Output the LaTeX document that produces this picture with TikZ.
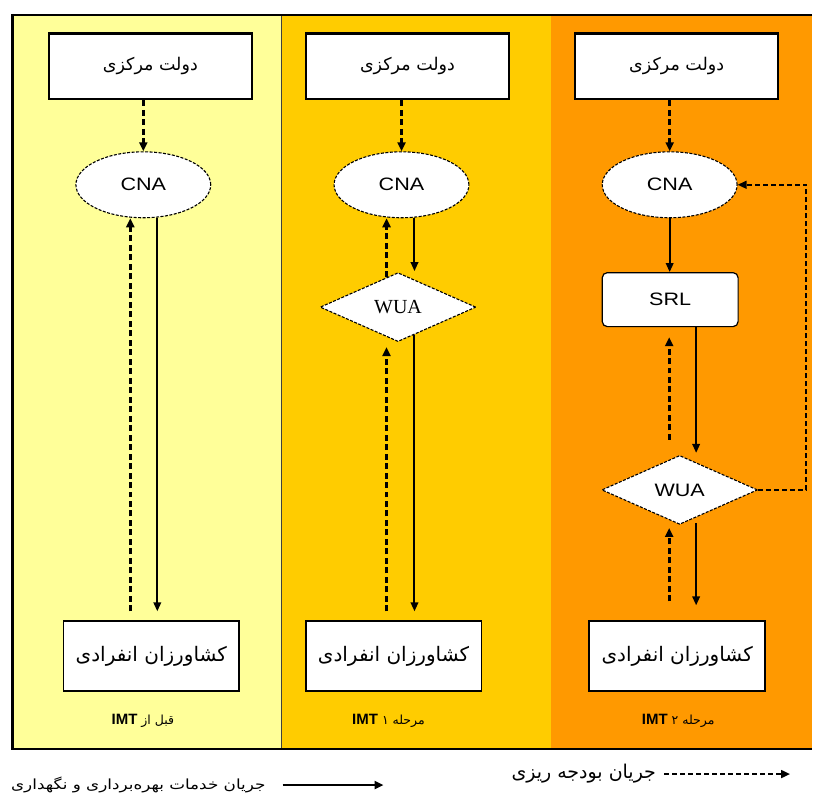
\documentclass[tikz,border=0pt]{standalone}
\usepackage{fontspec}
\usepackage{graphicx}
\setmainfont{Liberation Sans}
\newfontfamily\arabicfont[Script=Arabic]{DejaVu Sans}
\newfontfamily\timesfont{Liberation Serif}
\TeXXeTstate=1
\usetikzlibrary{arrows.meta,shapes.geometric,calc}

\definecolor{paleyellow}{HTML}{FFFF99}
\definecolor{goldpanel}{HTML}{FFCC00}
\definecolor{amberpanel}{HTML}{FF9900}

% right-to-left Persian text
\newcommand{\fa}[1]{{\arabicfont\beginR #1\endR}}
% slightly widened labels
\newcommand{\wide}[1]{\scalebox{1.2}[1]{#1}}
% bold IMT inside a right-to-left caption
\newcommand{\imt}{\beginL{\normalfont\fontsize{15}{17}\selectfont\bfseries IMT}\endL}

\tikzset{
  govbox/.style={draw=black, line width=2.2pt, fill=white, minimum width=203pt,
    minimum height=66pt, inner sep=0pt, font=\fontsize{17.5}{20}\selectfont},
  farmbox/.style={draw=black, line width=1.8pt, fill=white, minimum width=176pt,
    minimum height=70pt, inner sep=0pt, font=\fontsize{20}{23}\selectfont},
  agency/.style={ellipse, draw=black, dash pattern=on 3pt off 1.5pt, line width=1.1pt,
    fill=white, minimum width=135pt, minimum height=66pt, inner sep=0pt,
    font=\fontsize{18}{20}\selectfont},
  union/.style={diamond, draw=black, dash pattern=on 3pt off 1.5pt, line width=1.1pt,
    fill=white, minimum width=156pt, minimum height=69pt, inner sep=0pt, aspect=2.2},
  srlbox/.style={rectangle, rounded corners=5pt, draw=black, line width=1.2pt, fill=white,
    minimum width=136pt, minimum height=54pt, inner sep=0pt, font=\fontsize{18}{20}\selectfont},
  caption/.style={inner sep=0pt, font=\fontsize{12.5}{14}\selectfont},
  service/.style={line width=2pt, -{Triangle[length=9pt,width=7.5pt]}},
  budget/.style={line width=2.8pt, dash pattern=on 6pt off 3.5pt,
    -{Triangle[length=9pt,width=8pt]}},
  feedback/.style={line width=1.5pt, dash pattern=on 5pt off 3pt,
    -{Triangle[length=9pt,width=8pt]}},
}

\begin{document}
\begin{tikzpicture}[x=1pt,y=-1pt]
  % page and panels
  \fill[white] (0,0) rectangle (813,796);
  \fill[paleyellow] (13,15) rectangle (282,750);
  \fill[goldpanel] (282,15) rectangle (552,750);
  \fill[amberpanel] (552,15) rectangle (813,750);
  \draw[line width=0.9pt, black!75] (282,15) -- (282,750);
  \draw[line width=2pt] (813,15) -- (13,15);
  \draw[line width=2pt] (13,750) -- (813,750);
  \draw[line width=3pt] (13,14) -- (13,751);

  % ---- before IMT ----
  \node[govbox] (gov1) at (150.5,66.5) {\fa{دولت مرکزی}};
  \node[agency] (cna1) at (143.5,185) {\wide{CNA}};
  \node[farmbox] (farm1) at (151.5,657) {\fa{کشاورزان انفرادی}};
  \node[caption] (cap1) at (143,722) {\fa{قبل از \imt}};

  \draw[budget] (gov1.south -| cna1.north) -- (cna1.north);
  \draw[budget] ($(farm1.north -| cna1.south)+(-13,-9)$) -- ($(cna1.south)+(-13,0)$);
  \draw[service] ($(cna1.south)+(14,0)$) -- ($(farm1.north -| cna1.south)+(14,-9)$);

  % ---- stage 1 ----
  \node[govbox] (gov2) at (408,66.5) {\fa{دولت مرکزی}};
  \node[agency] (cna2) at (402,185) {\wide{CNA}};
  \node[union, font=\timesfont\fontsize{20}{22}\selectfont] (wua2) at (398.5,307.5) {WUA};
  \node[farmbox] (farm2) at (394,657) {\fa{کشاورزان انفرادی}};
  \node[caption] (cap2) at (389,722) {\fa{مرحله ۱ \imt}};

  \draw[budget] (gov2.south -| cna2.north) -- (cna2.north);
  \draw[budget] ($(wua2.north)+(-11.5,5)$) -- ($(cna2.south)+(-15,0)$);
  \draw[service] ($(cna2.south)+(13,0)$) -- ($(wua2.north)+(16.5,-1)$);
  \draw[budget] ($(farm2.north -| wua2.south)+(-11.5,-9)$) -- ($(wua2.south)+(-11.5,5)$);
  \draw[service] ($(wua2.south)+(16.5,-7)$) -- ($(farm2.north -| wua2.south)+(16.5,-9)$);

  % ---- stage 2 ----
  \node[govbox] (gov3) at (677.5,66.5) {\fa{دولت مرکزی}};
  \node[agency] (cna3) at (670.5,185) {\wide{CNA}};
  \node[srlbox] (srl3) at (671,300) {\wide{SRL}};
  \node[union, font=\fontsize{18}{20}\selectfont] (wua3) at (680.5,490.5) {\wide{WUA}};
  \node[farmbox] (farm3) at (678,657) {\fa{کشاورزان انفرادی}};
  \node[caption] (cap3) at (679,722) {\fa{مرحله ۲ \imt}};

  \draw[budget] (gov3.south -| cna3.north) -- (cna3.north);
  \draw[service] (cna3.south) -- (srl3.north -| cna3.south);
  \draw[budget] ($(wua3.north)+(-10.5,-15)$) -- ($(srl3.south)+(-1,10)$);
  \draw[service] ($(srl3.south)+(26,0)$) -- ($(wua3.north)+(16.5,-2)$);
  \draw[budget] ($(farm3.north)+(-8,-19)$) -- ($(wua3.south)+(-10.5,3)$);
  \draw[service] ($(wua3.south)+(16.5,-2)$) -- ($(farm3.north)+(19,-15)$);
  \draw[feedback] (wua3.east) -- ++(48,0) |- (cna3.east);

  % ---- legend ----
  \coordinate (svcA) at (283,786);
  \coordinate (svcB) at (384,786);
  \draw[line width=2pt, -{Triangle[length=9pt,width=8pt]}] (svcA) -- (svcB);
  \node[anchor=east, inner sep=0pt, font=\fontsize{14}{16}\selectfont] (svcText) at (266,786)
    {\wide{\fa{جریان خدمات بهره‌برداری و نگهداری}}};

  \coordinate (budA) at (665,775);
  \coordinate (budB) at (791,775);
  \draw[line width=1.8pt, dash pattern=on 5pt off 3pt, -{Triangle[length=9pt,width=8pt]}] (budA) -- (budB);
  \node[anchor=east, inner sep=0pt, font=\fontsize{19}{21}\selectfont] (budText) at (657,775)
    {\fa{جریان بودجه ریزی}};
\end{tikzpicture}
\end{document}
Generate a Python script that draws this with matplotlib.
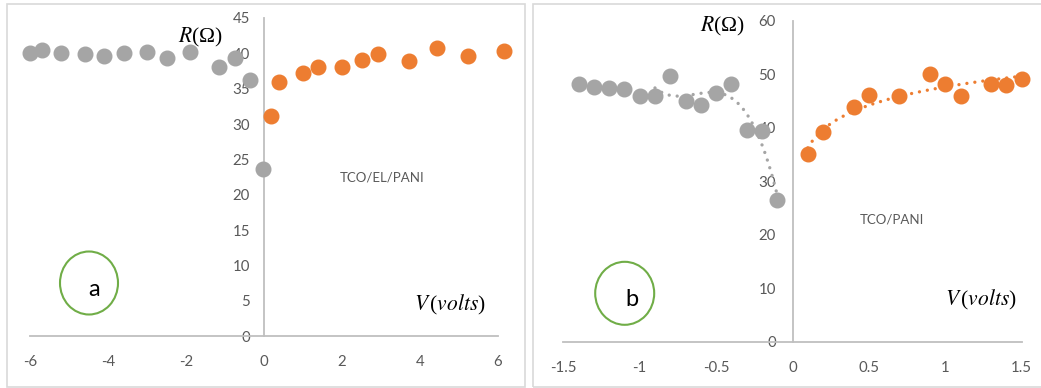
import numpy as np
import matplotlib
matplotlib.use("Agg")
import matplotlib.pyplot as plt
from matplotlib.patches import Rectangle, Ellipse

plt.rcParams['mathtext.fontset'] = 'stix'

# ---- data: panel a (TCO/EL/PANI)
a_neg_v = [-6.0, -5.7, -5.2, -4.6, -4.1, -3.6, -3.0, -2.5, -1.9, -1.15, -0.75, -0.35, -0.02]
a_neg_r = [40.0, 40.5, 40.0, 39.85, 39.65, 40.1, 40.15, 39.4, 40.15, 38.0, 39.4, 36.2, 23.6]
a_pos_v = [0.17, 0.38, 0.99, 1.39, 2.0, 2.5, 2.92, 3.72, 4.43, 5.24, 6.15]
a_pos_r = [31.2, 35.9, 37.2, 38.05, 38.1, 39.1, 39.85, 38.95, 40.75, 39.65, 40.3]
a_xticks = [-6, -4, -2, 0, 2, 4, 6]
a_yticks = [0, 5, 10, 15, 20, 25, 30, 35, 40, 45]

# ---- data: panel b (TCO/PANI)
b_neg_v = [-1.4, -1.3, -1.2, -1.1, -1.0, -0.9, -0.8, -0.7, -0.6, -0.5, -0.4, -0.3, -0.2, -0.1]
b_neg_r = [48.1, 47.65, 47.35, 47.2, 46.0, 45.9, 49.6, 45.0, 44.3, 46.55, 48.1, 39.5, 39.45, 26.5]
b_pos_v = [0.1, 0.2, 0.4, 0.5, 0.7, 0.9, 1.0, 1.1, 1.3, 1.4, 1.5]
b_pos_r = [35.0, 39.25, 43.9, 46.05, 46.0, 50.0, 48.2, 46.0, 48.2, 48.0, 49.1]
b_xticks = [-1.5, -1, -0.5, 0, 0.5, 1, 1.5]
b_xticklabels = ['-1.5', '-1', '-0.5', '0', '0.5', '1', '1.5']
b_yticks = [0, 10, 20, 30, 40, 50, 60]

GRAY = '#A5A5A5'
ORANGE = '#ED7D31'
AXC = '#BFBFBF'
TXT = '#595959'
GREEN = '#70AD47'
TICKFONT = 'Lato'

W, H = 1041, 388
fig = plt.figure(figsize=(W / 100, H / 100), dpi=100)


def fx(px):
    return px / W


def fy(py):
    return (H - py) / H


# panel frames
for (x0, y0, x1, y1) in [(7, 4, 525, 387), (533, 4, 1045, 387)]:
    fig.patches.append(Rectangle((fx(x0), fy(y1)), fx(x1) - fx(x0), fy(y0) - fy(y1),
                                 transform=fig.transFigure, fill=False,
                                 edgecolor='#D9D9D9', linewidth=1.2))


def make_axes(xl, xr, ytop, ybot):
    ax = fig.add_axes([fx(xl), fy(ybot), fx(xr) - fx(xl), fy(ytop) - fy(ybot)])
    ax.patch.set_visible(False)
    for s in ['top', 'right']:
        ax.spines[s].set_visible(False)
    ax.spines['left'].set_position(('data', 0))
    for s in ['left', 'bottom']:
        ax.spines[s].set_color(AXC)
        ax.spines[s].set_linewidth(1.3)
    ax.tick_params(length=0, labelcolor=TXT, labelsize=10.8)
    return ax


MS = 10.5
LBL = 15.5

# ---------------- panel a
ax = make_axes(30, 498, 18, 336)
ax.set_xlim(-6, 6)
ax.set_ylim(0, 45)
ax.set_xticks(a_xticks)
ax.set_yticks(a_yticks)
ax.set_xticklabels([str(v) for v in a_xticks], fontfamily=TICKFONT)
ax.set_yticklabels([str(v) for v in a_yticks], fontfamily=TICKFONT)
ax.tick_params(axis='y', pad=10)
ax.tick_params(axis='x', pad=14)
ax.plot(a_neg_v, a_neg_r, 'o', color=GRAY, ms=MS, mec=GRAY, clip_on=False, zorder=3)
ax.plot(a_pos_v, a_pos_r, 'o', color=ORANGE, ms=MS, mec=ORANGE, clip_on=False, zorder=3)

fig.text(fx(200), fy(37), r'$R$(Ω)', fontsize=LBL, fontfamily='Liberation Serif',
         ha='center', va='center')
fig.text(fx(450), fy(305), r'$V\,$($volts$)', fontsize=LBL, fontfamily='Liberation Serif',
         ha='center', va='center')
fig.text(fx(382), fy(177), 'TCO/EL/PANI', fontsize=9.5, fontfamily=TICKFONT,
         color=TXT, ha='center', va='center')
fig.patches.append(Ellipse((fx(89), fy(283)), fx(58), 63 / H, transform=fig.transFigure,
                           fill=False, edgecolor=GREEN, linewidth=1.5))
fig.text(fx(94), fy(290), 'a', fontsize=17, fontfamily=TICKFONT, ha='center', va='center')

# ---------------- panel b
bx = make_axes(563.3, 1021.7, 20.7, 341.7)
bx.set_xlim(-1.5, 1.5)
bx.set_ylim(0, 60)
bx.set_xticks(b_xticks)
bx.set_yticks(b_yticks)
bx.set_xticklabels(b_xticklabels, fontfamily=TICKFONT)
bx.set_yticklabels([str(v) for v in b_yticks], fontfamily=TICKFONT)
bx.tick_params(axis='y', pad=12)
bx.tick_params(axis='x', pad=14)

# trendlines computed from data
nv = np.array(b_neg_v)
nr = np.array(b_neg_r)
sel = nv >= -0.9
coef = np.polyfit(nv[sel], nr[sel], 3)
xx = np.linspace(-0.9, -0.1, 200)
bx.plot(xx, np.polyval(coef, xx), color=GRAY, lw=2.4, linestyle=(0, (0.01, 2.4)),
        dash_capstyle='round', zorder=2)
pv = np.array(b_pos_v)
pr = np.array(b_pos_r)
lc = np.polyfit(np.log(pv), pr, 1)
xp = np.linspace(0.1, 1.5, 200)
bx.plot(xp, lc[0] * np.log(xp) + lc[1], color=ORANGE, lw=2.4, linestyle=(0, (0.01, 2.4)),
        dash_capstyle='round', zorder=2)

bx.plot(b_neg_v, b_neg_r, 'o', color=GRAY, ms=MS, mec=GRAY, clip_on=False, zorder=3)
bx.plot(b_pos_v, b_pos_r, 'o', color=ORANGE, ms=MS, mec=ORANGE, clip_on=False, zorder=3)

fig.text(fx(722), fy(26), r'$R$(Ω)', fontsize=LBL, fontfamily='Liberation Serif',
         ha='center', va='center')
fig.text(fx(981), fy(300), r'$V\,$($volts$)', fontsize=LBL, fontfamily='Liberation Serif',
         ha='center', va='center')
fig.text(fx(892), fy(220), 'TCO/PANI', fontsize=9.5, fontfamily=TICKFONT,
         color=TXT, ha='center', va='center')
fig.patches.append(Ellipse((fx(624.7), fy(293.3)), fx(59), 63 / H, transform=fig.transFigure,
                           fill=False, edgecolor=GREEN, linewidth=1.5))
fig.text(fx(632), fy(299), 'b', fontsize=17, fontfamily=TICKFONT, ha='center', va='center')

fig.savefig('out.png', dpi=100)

————

Only a number is wanted: how many lines of the material above hold "that"?

2